Skip to content

Ticket 104: Atomic Output Writes and Clean Cancellation

Status

Implemented.

Goal

Guarantee that a killed or interrupted run never leaves a truncated --output file, and that termination produces a defined outcome. A backend worker may kill a run on user cancel or timeout; today that can corrupt the exact file the worker then reads back.

Why This Matters

_write_output truncates the destination in place with Path.write_text and no temp-then-rename (adapters/cli_support.py:504-511). A SIGTERM/SIGINT arriving mid-write leaves a partial JSON document at the output path, and the consuming backend cannot tell a partial file from a complete one.

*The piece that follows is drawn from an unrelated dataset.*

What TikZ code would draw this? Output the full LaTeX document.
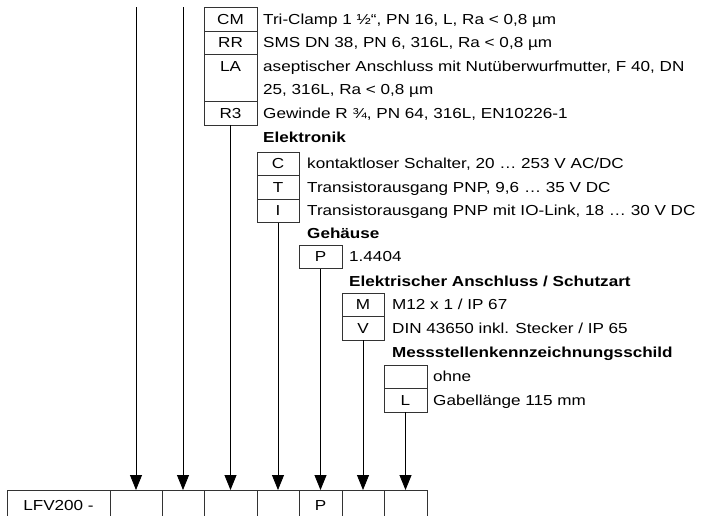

There is no signal handling in non-test code — a search for signal/SIGTERM/SIGINT/ KeyboardInterrupt/atexit across adapters/ and estimator/ returns nothing — so SIGTERM terminates the process with no defined CliExitCode, and SIGINT raises KeyboardInterrupt (a BaseException) that bypasses every except Exception handler and exits 130.

Scope

  • Make _write_output atomic: write to a sibling temp file in the destination directory, fsync, then os.replace() onto the target. A killed process then leaves either the prior file or nothing, never a truncated one.
  • Apply the same temp-then-replace to the other on-disk writers (adapters/phase_segmentation/io.py, adapters/validation/io.py, adapters/flight_log/io.py, adapters/calibration/io.py, adapters/sitl/artifacts.py).
  • Install a SIGTERM handler at the Typer entrypoint (main.py / adapters/cli.py) that exits with a dedicated documented code (add CliExitCode.CANCELLED, e.g. 14) and writes no partial envelope; route SIGINT to the same outcome.
  • Document the cancellation contract alongside the exit-code table in Ticket 103.

Acceptance Criteria

  • Interrupting any command mid-write never leaves a partial --output file; the destination is either the prior content or absent.
  • SIGTERM/SIGINT during a run exits with the documented cancellation code and writes no output file.
  • The atomic-write change does not alter output bytes for a normal run; golden fixtures are unchanged.
  • New tests cover the temp-then-replace path and the signal exit code.

Out of Scope

  • A partial-result envelope on interruption. A clean abort with no output file is the safer contract for a consuming backend and is what this ticket implements.

Notes

  • The atomic-write half is the high-value correctness fix and is independent of the signal-handling half; either can ship first.
  • Adding CliExitCode.CANCELLED is an additive contract change — record it in docs/CLI_EXIT_CODES.md and docs/VERSIONING_POLICY.md in the same commit.

Implementation

File Change
adapters/atomic_write.py New atomic_write_text(path, text): temp file in the destination directory → flush + os.fsyncos.replace; cleans up the temp file and re-raises on any failure.
adapters/cli_support.py _write_output routes file writes through atomic_write_text (stdout path unchanged).
adapters/flight_log/io.py, validation/io.py, phase_segmentation/io.py, calibration/io.py, sitl/artifacts.py The five other on-disk writers now use atomic_write_text.
adapters/cli.py Added CliExitCode.CANCELLED = 14, _handle_cancellation_signal (raises SystemExit(14)), and install_cancellation_handlers() routing SIGTERM/SIGINT to it.
main.py The console-script entrypoint installs the cancellation handlers before running the app.
docs/CLI_EXIT_CODES.md, docs/VERSIONING_POLICY.md, docs/USAGE.md Documented the 14/CANCELLED code and the atomic-write guarantee.
tests/test_atomic_write.py Covers the temp-then-replace path, no-leftover-temp-files, original-preserved-on-failure, the missing-parent error, and the signal exit code / handler registration. tests/test_cli.py's output-write-failure test was retargeted from Path.write_text to os.replace.

The signal handlers are installed only by the console-script entrypoint, not at import, so the in-process Typer test runner keeps Python's default KeyboardInterrupt behaviour and existing tests are unaffected. The atomic-write change does not alter output bytes for a normal run, so the golden fixtures are unchanged.